Common mistakes when sizing an A/C system

• Using only square footage without considering climate or insulation.
• Ignoring duct losses in attics, crawl spaces, or garages.
• Choosing a larger unit to cool faster.
• Forgetting humidity control in humid regions.
• Failing to account for large windows, skylights, or west facing rooms.
• Replacing old equipment with the same tonnage without reevaluating the home.
• Skipping a professional load calculation before major installation work.

When to get a professional Manual J calculation

A professional load calculation is strongly recommended when you are replacing central air, adding ducts, converting from window units, finishing an attic or basement, or dealing with hot and cold spots. Manual J considers insulation levels, infiltration, orientation, shading, occupancy, internal gains, duct location, and local design temperatures. Manual S then helps match the selected equipment to the calculated load.

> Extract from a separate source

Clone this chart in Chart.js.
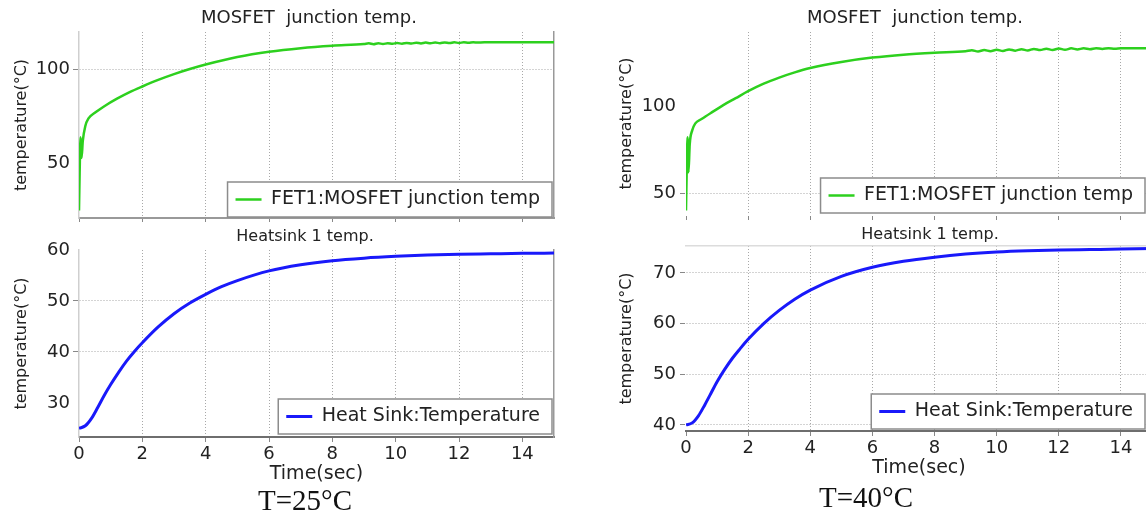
<!DOCTYPE html>
<html>
<head>
<meta charset="utf-8">
<script src="https://cdn.jsdelivr.net/npm/chart.js@4.4.1/dist/chart.umd.min.js"></script>
<style>
html, body { margin: 0; padding: 0; width: 1146px; height: 513px; overflow: hidden; background: #fff; }
canvas { position: absolute; }
.cap { position: absolute; font-family: "Liberation Serif", serif; font-size: 29px; line-height: 29px; color: #111; transform: translateX(-50%); white-space: nowrap; }
</style>
</head>
<body>
<canvas id="lt"></canvas>
<canvas id="lb"></canvas>
<canvas id="rt"></canvas>
<canvas id="rb"></canvas>
<div class="cap" style="left:305px; top:486px">T=25°C</div>
<div class="cap" style="left:866px; top:483px">T=40°C</div>
<script>
// T = 25°C : MOSFET junction (small ripple once it settles)
var fetTime25 = [0, 0.02, 0.05, 0.08, 0.12, 0.2, 0.3, 0.5, 0.8, 1.2, 1.6, 2.0, 2.5, 3.0, 3.5, 4.0, 5, 6, 7, 8,
    9.0, 9.15, 9.3, 9.45, 9.6, 9.75, 9.9, 10.05, 10.2, 10.35, 10.5, 10.65, 10.8, 10.95, 11.1, 11.25, 11.4,
    11.55, 11.7, 11.85, 12.0, 12.15, 12.3, 12.45, 12.6, 13, 14, 15];
var fetTemp25 = [25, 45, 64, 53, 62, 70, 74, 77, 80.5, 84.5, 88, 91, 94.5, 97.6, 100.3, 102.7, 106.7, 109.5, 111.4, 112.7,
    113.6, 113.95, 113.5, 114.0, 113.6, 114.05, 113.7, 114.15, 113.75, 114.2, 113.85, 114.3, 113.9, 114.35, 114.0, 114.4, 114.05,
    114.45, 114.1, 114.5, 114.2, 114.5, 114.3, 114.55, 114.4, 114.6, 114.6, 114.6];
// T = 25°C : heat sink
var sinkTime25 = [0, 0.2, 0.4, 0.6, 0.8, 1.0, 1.25, 1.5, 1.75, 2.0, 2.5, 3.0, 3.5, 4.0, 4.5, 5, 6, 7, 8, 9, 10, 11, 12, 13, 14, 15];
var sinkTemp25 = [25, 25.5, 27.0, 29.2, 31.5, 33.6, 36.0, 38.2, 40.1, 41.8, 44.9, 47.5, 49.6, 51.3, 52.8, 54.0, 55.9, 57.1, 57.9, 58.4, 58.75, 59.0, 59.15, 59.25, 59.35, 59.4];
// T = 40°C : MOSFET junction (small ripple once it settles)
var fetTime40 = [0, 0.02, 0.05, 0.08, 0.12, 0.2, 0.3, 0.5, 0.8, 1.2, 1.6, 2.0, 2.5, 3.0, 3.5, 4, 5, 6, 7, 8,
    9.0, 9.2, 9.4, 9.6, 9.8, 10.0, 10.2, 10.4, 10.6, 10.8, 11.0, 11.2, 11.4, 11.6, 11.8, 12.0, 12.2, 12.4,
    12.6, 12.8, 13.0, 13.2, 13.4, 13.6, 13.8, 14, 15];
var fetTemp40 = [40, 60, 82, 62, 78, 86, 90, 92.5, 96, 100.5, 104.5, 108.5, 112.8, 116.3, 119.3, 121.8, 125.3, 127.8, 129.5, 130.6,
    131.4, 132.0, 131.3, 132.1, 131.5, 132.3, 131.6, 132.5, 131.8, 132.6, 131.9, 132.8, 132.1, 132.9, 132.2, 133.0, 132.3, 133.1,
    132.5, 133.1, 132.6, 133.2, 132.8, 133.2, 132.9, 133.1, 133.2];
// T = 40°C : heat sink
var sinkTime40 = [0, 0.2, 0.4, 0.6, 0.8, 1.0, 1.25, 1.5, 1.75, 2.0, 2.5, 3.0, 3.5, 4, 5, 6, 7, 8, 9, 10, 11, 12, 13, 14, 15];
var sinkTemp40 = [40, 40.4, 41.8, 43.9, 46.2, 48.5, 51.0, 53.2, 55.1, 56.9, 60.0, 62.6, 64.8, 66.6, 69.3, 71.1, 72.3, 73.1, 73.7, 74.1, 74.35, 74.5, 74.6, 74.7, 74.8];

var xTicks = [0, 2, 4, 6, 8, 10, 12, 14];
var fetTicks25 = [50, 100];
var sinkTicks25 = [30, 40, 50, 60];
var fetTicks40 = [50, 100];
var sinkTicks40 = [40, 50, 60, 70];

var font = "'DejaVu Sans', Verdana, sans-serif";
var green = 'rgb(45, 208, 30)';
var blue = 'rgb(25, 25, 250)';
var gridColor = '#a8a8a8';

// legend sits in the lower right corner of the plot, in a white framed box
var legendBox = {
    id: 'legendBox',
    afterLayout: function (chart, args, opts) {
        var lg = chart.legend;
        if (!lg || !lg.legendHitBoxes || !lg.legendHitBoxes.length) return;
        var pad = lg.options.labels.padding;
        var item = lg.legendHitBoxes[0];
        var w = item.width + 2 * pad + 4;
        var h = item.height + 2 * pad;
        var a = chart.chartArea;
        var right = a.right - opts.inset[0];
        var bottom = a.bottom - opts.inset[1];
        lg.left = right - w; lg.top = bottom - h;
        lg.right = right; lg.bottom = bottom;
        lg.width = w; lg.height = h;
    },
    afterDatasetsDraw: function (chart) {
        var lg = chart.legend;
        var ctx = chart.ctx;
        ctx.save();
        ctx.fillStyle = '#fff';
        ctx.strokeStyle = '#8c8c8c';
        ctx.lineWidth = 1.5;
        ctx.fillRect(lg.left, lg.top, lg.width, lg.height);
        ctx.strokeRect(lg.left, lg.top, lg.width, lg.height);
        ctx.restore();
        lg.draw();
    }
};

function noPad(s) {
    s.paddingTop = 0; s.paddingBottom = 0; s.paddingLeft = 0; s.paddingRight = 0;
}

function makeChart(id, c) {
    var cv = document.getElementById(id);
    cv.width = c.w; cv.height = c.h;
    cv.style.left = c.left + 'px'; cv.style.top = c.top + 'px';
    cv.style.width = c.w + 'px'; cv.style.height = c.h + 'px';
    var pts = c.xs.map(function (x, i) { return { x: x, y: c.ys[i] }; });
    var hideY = c.hideY || [];
    var yGrid = function (ctx) { return hideY.indexOf(ctx.tick.value) >= 0 ? 'rgba(0,0,0,0)' : gridColor; };
    var yTick = function (ctx) { return hideY.indexOf(ctx.tick.value) >= 0 ? 'rgba(0,0,0,0)' : '#888'; };
    var scales = {
        x: {
            type: 'linear', min: 0, max: 15,
            afterBuildTicks: function (s) { s.ticks = xTicks.map(function (v) { return { value: v }; }); },
            afterFit: function (s) { s.height = c.xh; noPad(s); },
            ticks: { display: c.showX, color: '#222', padding: 2, maxRotation: 0, font: { family: font, size: 18 } },
            grid: {
                color: function (ctx) { return ctx.tick.value === 0 ? 'rgba(0,0,0,0)' : gridColor; },
                tickLength: 5, tickColor: '#888', lineWidth: 1
            },
            border: { color: c.xBorder, width: 2, dash: [1, 2] },
            title: { display: c.showX, text: 'Time(sec)', color: '#222', font: { family: font, size: 19 }, padding: { top: 0, bottom: c.xTitlePad } }
        },
        y: {
            type: 'linear', min: c.ymin, max: c.ymax,
            afterBuildTicks: function (s) { s.ticks = c.yTicks.map(function (v) { return { value: v }; }); },
            afterFit: function (s) { s.width = c.yw; noPad(s); },
            ticks: { color: '#222', padding: c.yPad, font: { family: font, size: 18 } },
            grid: { color: yGrid, tickColor: yTick, tickLength: 6, lineWidth: 1 },
            border: { color: c.yBorder, width: 1.5, dash: [1, 2] },
            title: { display: true, text: 'temperature(°C)', color: '#222', font: { family: font, size: 16 }, padding: { top: c.yTitlePad, bottom: 0 } }
        },
        y2: {
            type: 'linear', position: 'right',
            afterFit: function (s) { s.width = c.rw; noPad(s); },
            ticks: { display: false }, grid: { display: false },
            border: { color: '#999', width: 1.5 }
        }
    };
    if (c.topBorder) {
        scales.x2 = {
            type: 'linear', position: 'top',
            afterFit: function (s) { s.height = 0; noPad(s); },
            ticks: { display: false }, grid: { display: false },
            border: { color: c.topBorder, width: 1.5 }
        };
    }
    return new Chart(cv, {
        type: 'line',
        data: {
            datasets: [{
                label: c.label, data: pts,
                borderColor: c.color, backgroundColor: c.color,
                borderWidth: c.lw, pointRadius: 0, fill: false,
                cubicInterpolationMode: 'monotone'
            }]
        },
        options: {
            responsive: false, animation: false, devicePixelRatio: 1,
            layout: { padding: 0 },
            plugins: {
                title: {
                    display: true, text: c.title, color: '#222',
                    font: { family: font, size: c.titleSize, weight: 'normal' },
                    padding: { top: c.titleTop, bottom: c.titleBottom }
                },
                legend: {
                    position: 'chartArea', align: 'start',
                    labels: {
                        color: '#222', font: { family: font, size: 19 }, padding: 8,
                        usePointStyle: true, pointStyle: 'line', pointStyleWidth: 26
                    }
                },
                legendBox: { inset: c.inset },
                tooltip: { enabled: false }
            },
            scales: scales
        },
        plugins: [legendBox]
    });
}

makeChart('lt', {
    left: 0, top: 0, w: 618, h: 222, yw: 79, rw: 64, xh: 4,
    xs: fetTime25, ys: fetTemp25, ymin: 21, ymax: 120, yTicks: fetTicks25, hideY: [50],
    title: 'MOSFET  junction temp.', titleSize: 18, titleTop: 7.2, titleBottom: 3.2,
    label: 'FET1:MOSFET junction temp', color: green, lw: 2.5,
    showX: false, xTitlePad: 0, xBorder: '#999', yBorder: '#cfcfcf', yPad: 3, yTitlePad: 12.4,
    inset: [2, 1]
});
makeChart('lb', {
    left: 0, top: 222, w: 610, h: 265, yw: 79, rw: 56, xh: 50,
    xs: sinkTime25, ys: sinkTemp25, ymin: 23.3, ymax: 60, yTicks: sinkTicks25, hideY: [30, 60],
    title: 'Heatsink 1 temp.', titleSize: 16, titleTop: 5.4, titleBottom: 3.4,
    label: 'Heat Sink:Temperature', color: blue, lw: 3,
    showX: true, xTitlePad: 1.6, xBorder: '#6e6e6e', yBorder: '#cfcfcf', yPad: 3, yTitlePad: 12.4,
    inset: [2, 3]
});
makeChart('rt', {
    left: 590, top: 0, w: 650, h: 220, yw: 96, rw: 88, xh: 5,
    xs: fetTime40, ys: fetTemp40, ymin: 37.4, ymax: 142.5, yTicks: fetTicks40, hideY: [100],
    title: 'MOSFET  junction temp.', titleSize: 18, titleTop: 7.2, titleBottom: 3.2,
    label: 'FET1:MOSFET junction temp', color: green, lw: 2.5,
    showX: false, xTitlePad: 0, xBorder: 'rgba(0,0,0,0)', yBorder: 'rgba(0,0,0,0)', yPad: 4, yTitlePad: 27.4,
    inset: [7, 2]
});
makeChart('rb', {
    left: 590, top: 222, w: 680, h: 265, yw: 96, rw: 118, xh: 56,
    xs: sinkTime40, ys: sinkTemp40, ymin: 38.8, ymax: 75.3, yTicks: sinkTicks40,
    title: 'Heatsink 1 temp.', titleSize: 16, titleTop: 3.4, titleBottom: 1.4,
    label: 'Heat Sink:Temperature', color: blue, lw: 3,
    showX: true, xTitlePad: 7.6, xBorder: '#6e6e6e', yBorder: 'rgba(0,0,0,0)', yPad: 4, yTitlePad: 27.4,
    topBorder: '#dcdcdc', inset: [7, 2]
});
</script>
</body>
</html>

That process is far more reliable than a simple rule of thumb.

Authoritative resources for further research

If you want to go deeper into HVAC sizing, efficiency, and home energy fundamentals, these authoritative sources are excellent starting points:

• U.S. Department of Energy: Central Air Conditioning
• U.S. Department of Energy: Air Sealing Your Home
• University of Minnesota Extension: Heating and Cooling Systems

Final takeaway

An A/C tonnage calculator is one of the fastest ways to estimate the cooling capacity a home may need, but the best results come from understanding what drives load in the first place. Square footage is important, yet it is only one part of the picture. Ceiling height, climate, humidity, windows, insulation, occupancy, and solar exposure all matter. Use the calculator on this page to build a realistic estimate, then confirm your final equipment choice with a licensed HVAC contractor who can perform a full load calculation. That balanced approach improves comfort, protects efficiency, and helps you avoid the costly mistake of installing an oversized or undersized system.